In an excerpt from the book published by Politico, Brazile goes on to explain that she had promised Sanders that she would “get to the bottom” of whether Hillary Clinton’s campaign had “rigged the nomination process.”
“So I followed the money,” Brazile wrote, going on to lambast Wasserman Schultz:
My predecessor, Florida Rep. Debbie Wasserman Schultz, had not been the most active chair in fundraising at a time when President Barack Obama’s neglect had left the party in significant debt. As Hillary’s campaign gained momentum, she resolved the party’s debt and put it on a starvation diet. It had become dependent on her campaign for survival, for which she expected to wield control of its operations.
“Debbie was not a good manager,” Brazile wrote. “She hadn’t been very interested in controlling the party—she let Clinton’s headquarters in Brooklyn do as it desired so she didn’t have to inform the party officers how bad the situation was.”
Brazile also blamed Wasserman Schultz for keeping information about operations at the DNC from others on the staff, including the dire financial situation:
Obama left the party $24 million in debt—$15 million in bank debt and more than $8 million owed to vendors after the 2012 campaign and had been paying that off very slowly.
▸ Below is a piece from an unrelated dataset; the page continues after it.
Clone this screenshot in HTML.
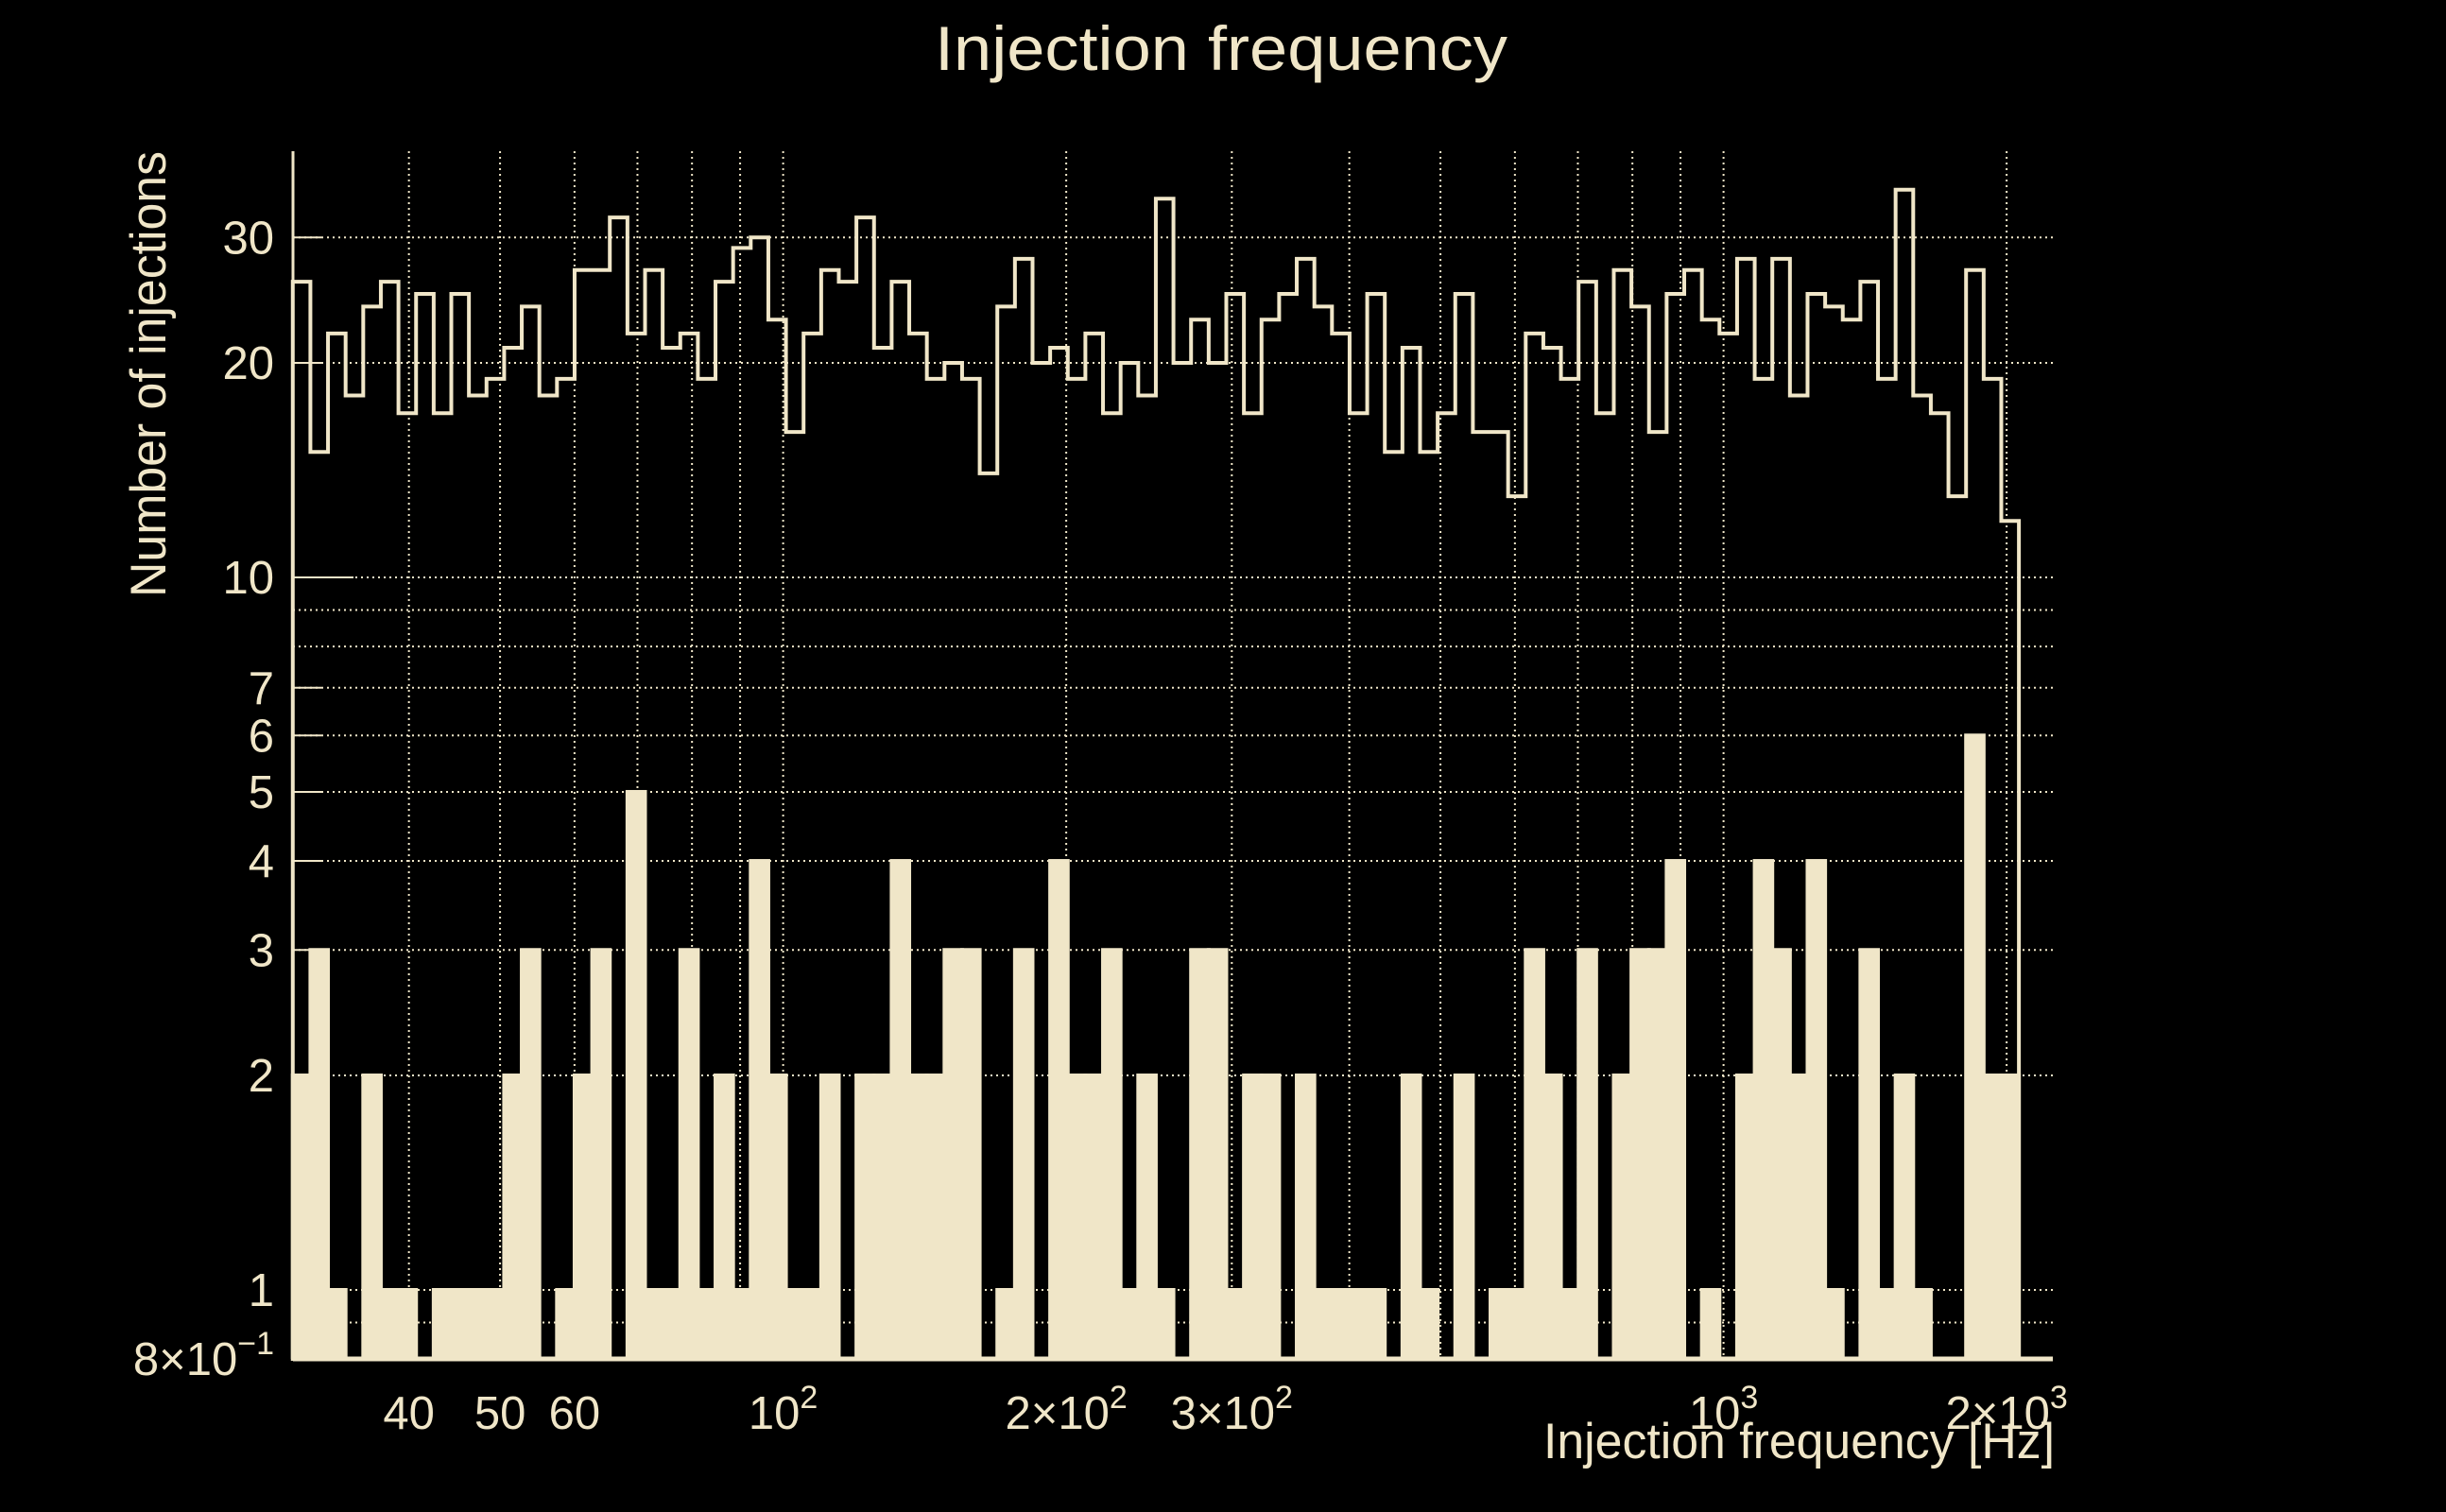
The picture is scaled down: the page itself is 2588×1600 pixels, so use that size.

Obama’s campaign was not scheduled to pay it off until 2016. Hillary for America (the campaign) and the Hillary Victory Fund (its joint fundraising vehicle with the DNC) had taken care of 80 percent of the remaining debt in 2016, about $10 million, and had placed the party on an allowance.
“If I didn’t know about this, I assumed that none of the other officers knew about it, either,” Brazile wrote. “That was just Debbie’s way.”
“In my experience she didn’t come to the officers of the DNC for advice and counsel,” Brazile wrote. “She seemed to make decisions on her own and let us know at the last minute what she had decided, as she had done when she told us about the hacking [of the DNC] only minutes before the Washington Post broke the news.”
Gary Gensler, the chief financial officer of Hillary’s campaign, told Brazille in a telephone call that the Democrat party was “fully under the control of Hillary’s campaign” and went on fill in the details of what she describes as a financial scandal.
“When we hung up, I was livid,” Brazile wrote. “Not at Gary, but at this mess I had inherited.”
“I knew that Debbie had outsourced a lot of the management of the party and had not been the greatest at fundraising,” Brazile wrote, adding that she would improve the DNC even if her position was only temporary.
Brazile wrote that she told Sanders that his suspicions were correct but that, for the sake of the country, he should rally around Clinton as the nominee.
“When I hung up the call to Bernie, I started to cry, not out of guilt, but out of anger,” Brazile wrote. “We would go forward. We had to.”